↓
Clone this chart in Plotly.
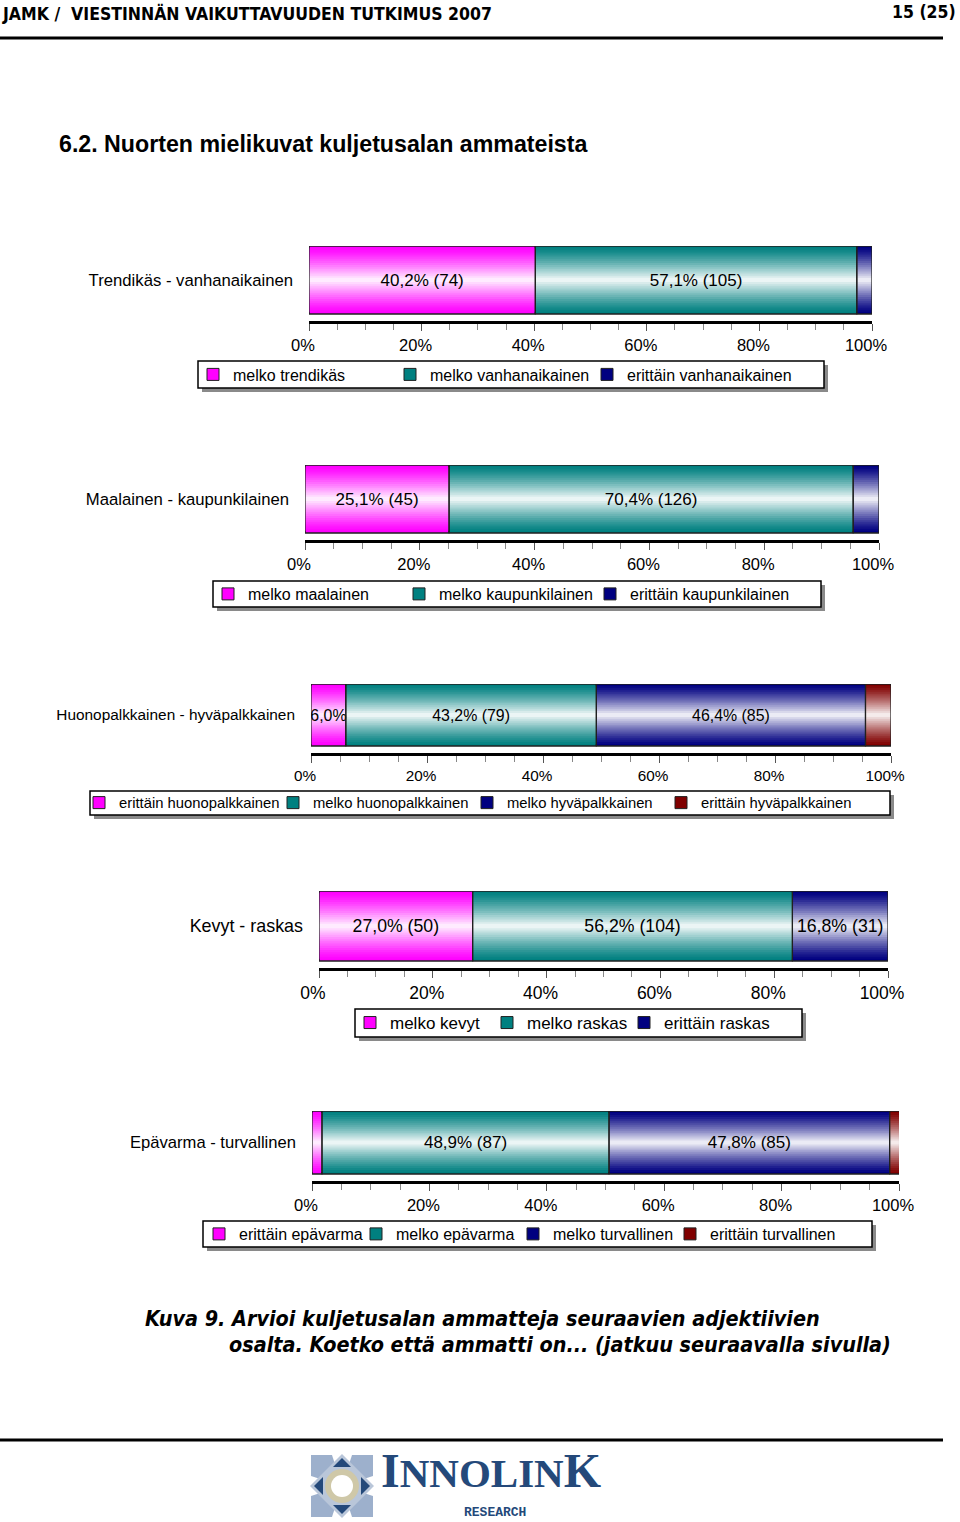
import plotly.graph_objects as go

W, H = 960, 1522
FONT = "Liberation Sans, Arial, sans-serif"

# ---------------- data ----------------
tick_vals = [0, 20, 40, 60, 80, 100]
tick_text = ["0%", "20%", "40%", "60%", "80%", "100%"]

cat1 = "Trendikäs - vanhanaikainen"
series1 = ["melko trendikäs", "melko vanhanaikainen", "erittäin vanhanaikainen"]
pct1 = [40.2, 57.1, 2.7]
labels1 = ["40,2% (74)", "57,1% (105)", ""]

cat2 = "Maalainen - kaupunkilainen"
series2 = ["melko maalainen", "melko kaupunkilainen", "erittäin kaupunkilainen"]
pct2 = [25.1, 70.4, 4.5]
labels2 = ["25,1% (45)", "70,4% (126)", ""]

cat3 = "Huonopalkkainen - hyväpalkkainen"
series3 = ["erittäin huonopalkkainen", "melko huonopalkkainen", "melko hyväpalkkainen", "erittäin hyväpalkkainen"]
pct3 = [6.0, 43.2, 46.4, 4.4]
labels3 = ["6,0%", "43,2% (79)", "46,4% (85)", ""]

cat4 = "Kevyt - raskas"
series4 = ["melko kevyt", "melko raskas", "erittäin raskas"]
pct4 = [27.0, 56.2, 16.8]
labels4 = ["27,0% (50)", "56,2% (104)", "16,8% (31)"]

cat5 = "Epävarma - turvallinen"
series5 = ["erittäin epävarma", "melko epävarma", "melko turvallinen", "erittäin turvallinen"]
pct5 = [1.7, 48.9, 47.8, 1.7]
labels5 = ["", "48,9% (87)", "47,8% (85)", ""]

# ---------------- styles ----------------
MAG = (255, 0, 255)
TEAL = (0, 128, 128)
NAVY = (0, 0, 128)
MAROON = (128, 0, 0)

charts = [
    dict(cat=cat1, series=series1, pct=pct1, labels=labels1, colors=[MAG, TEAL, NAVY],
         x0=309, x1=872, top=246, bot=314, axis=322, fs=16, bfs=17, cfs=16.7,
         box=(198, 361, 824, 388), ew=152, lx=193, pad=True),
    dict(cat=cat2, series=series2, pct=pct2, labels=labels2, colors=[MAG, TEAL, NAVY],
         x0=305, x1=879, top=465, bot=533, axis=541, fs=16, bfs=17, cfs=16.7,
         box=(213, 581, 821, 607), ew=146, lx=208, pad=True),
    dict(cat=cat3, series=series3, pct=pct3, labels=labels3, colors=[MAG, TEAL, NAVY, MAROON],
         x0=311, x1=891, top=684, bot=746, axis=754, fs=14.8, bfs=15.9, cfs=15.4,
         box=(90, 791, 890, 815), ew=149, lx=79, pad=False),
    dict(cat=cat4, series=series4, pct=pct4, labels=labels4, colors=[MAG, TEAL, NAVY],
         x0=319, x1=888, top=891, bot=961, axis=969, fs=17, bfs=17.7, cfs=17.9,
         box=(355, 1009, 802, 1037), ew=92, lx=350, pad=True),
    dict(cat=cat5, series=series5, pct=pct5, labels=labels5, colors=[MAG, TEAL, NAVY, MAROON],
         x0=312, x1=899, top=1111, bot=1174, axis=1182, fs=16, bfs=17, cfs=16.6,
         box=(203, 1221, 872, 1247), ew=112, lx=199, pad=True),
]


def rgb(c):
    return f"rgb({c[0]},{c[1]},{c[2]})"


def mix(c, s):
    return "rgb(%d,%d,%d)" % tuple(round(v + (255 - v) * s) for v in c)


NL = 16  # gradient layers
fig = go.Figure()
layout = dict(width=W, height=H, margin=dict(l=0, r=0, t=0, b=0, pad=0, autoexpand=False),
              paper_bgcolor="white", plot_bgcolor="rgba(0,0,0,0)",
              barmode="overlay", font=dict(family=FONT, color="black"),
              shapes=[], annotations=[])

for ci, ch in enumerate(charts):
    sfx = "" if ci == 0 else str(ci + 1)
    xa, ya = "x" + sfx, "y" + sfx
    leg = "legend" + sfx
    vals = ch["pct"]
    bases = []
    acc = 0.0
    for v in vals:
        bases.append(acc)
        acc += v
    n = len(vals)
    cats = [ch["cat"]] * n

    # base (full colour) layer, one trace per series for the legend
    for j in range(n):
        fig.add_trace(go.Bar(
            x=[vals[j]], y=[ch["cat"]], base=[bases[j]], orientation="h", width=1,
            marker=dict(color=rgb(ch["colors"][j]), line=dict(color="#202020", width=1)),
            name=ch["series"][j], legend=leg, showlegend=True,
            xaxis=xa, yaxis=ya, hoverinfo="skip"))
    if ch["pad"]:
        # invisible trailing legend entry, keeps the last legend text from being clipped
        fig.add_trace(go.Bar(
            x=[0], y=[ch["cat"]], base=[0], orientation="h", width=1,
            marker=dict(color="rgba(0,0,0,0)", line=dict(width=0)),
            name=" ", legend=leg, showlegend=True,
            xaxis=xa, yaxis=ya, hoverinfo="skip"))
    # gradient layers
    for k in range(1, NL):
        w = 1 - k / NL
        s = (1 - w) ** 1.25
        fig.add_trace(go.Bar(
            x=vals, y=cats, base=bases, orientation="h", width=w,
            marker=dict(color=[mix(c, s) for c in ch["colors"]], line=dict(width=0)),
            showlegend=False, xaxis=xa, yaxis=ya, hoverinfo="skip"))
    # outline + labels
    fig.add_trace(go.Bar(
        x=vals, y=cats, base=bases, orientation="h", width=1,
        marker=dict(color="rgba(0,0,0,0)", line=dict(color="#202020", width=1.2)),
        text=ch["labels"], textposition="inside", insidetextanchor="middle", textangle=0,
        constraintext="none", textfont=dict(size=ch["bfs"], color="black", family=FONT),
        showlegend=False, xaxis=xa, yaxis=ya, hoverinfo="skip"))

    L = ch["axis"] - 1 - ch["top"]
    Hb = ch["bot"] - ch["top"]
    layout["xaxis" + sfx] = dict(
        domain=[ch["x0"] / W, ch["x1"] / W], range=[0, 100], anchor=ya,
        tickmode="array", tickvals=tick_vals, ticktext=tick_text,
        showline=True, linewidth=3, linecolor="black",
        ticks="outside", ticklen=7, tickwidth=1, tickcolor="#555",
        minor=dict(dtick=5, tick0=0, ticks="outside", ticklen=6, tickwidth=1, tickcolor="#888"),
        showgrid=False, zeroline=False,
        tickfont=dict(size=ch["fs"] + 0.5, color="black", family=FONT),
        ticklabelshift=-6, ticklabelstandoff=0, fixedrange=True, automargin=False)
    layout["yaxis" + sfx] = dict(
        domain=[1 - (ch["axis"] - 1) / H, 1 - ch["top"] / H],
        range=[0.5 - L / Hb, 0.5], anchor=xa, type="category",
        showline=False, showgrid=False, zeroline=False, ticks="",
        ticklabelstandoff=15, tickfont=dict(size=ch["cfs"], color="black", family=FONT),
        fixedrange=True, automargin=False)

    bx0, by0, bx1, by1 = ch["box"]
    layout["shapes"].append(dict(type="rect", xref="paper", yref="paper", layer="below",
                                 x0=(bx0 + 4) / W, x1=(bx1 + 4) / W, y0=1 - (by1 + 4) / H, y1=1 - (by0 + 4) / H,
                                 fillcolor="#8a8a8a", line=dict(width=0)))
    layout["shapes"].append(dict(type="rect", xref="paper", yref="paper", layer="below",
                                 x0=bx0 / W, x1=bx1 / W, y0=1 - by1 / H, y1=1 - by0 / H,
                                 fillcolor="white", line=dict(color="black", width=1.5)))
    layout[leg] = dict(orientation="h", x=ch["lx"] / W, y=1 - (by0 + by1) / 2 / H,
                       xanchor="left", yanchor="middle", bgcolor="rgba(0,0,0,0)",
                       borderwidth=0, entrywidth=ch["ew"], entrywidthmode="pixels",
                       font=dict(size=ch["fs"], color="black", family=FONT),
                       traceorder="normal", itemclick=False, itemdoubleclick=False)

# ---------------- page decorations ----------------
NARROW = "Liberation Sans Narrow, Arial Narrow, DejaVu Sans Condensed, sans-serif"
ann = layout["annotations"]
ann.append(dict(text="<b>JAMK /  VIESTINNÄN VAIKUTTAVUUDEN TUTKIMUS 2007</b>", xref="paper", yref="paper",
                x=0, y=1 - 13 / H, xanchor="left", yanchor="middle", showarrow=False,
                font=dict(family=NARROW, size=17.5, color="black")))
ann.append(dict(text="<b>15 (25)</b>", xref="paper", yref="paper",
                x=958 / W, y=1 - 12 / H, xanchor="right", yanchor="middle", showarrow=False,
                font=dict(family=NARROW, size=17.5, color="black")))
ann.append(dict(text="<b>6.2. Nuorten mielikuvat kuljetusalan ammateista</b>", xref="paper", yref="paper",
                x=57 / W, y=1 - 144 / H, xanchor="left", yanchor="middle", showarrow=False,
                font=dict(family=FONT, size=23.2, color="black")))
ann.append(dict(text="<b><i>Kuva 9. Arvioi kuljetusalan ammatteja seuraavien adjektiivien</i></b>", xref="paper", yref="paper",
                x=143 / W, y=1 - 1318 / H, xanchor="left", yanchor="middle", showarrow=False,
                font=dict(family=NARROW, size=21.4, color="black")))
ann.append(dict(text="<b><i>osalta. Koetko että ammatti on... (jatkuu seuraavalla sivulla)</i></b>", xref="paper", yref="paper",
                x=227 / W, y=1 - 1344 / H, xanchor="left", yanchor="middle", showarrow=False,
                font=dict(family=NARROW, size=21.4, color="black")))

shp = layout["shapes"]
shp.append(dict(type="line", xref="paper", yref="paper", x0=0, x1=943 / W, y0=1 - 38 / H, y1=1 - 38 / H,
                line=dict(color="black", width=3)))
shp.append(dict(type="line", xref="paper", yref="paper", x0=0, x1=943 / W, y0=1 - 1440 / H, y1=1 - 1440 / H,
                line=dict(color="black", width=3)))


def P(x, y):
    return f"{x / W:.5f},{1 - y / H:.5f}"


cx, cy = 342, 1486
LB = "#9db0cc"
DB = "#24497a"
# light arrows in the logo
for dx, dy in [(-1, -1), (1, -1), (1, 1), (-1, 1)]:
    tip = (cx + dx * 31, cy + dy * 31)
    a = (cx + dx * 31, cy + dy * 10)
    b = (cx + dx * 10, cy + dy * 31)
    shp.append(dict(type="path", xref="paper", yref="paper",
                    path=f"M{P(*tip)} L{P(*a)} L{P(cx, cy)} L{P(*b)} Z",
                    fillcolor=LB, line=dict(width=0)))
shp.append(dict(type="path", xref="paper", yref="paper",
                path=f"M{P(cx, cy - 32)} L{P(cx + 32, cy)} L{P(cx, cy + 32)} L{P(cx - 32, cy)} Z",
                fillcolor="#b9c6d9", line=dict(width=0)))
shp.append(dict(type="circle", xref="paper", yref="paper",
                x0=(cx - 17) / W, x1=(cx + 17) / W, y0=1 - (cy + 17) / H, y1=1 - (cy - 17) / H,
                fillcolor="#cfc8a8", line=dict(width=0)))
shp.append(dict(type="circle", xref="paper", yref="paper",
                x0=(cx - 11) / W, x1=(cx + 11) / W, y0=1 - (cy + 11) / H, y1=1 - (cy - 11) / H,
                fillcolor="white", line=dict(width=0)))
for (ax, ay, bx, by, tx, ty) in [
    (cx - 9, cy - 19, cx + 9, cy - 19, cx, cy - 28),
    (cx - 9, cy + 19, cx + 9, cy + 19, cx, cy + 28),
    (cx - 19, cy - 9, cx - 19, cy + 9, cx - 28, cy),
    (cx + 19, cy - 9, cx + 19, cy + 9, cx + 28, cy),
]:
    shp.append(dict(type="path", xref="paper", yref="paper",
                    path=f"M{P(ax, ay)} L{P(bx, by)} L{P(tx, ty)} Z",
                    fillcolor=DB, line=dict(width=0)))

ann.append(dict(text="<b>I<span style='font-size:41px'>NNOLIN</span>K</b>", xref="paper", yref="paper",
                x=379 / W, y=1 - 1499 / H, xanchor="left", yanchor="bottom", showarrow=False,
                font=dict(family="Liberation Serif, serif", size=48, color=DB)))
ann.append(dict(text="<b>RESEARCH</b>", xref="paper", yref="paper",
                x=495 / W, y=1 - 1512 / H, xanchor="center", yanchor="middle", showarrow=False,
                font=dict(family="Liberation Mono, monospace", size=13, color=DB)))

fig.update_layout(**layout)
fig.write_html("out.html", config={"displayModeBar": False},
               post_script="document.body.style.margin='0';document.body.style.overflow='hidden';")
↑
→ **Exercise instructions**
Begin at the top of the material above and output each line exactly, stopping after the line that holds "MAROON = (128, 0, 0)". Leave out pictures.

→ **Written answer**
Clone this chart in Plotly.
import plotly.graph_objects as go

W, H = 960, 1522
FONT = "Liberation Sans, Arial, sans-serif"

# ---------------- data ----------------
tick_vals = [0, 20, 40, 60, 80, 100]
tick_text = ["0%", "20%", "40%", "60%", "80%", "100%"]

cat1 = "Trendikäs - vanhanaikainen"
series1 = ["melko trendikäs", "melko vanhanaikainen", "erittäin vanhanaikainen"]
pct1 = [40.2, 57.1, 2.7]
labels1 = ["40,2% (74)", "57,1% (105)", ""]

cat2 = "Maalainen - kaupunkilainen"
series2 = ["melko maalainen", "melko kaupunkilainen", "erittäin kaupunkilainen"]
pct2 = [25.1, 70.4, 4.5]
labels2 = ["25,1% (45)", "70,4% (126)", ""]

cat3 = "Huonopalkkainen - hyväpalkkainen"
series3 = ["erittäin huonopalkkainen", "melko huonopalkkainen", "melko hyväpalkkainen", "erittäin hyväpalkkainen"]
pct3 = [6.0, 43.2, 46.4, 4.4]
labels3 = ["6,0%", "43,2% (79)", "46,4% (85)", ""]

cat4 = "Kevyt - raskas"
series4 = ["melko kevyt", "melko raskas", "erittäin raskas"]
pct4 = [27.0, 56.2, 16.8]
labels4 = ["27,0% (50)", "56,2% (104)", "16,8% (31)"]

cat5 = "Epävarma - turvallinen"
series5 = ["erittäin epävarma", "melko epävarma", "melko turvallinen", "erittäin turvallinen"]
pct5 = [1.7, 48.9, 47.8, 1.7]
labels5 = ["", "48,9% (87)", "47,8% (85)", ""]

# ---------------- styles ----------------
MAG = (255, 0, 255)
TEAL = (0, 128, 128)
NAVY = (0, 0, 128)
MAROON = (128, 0, 0)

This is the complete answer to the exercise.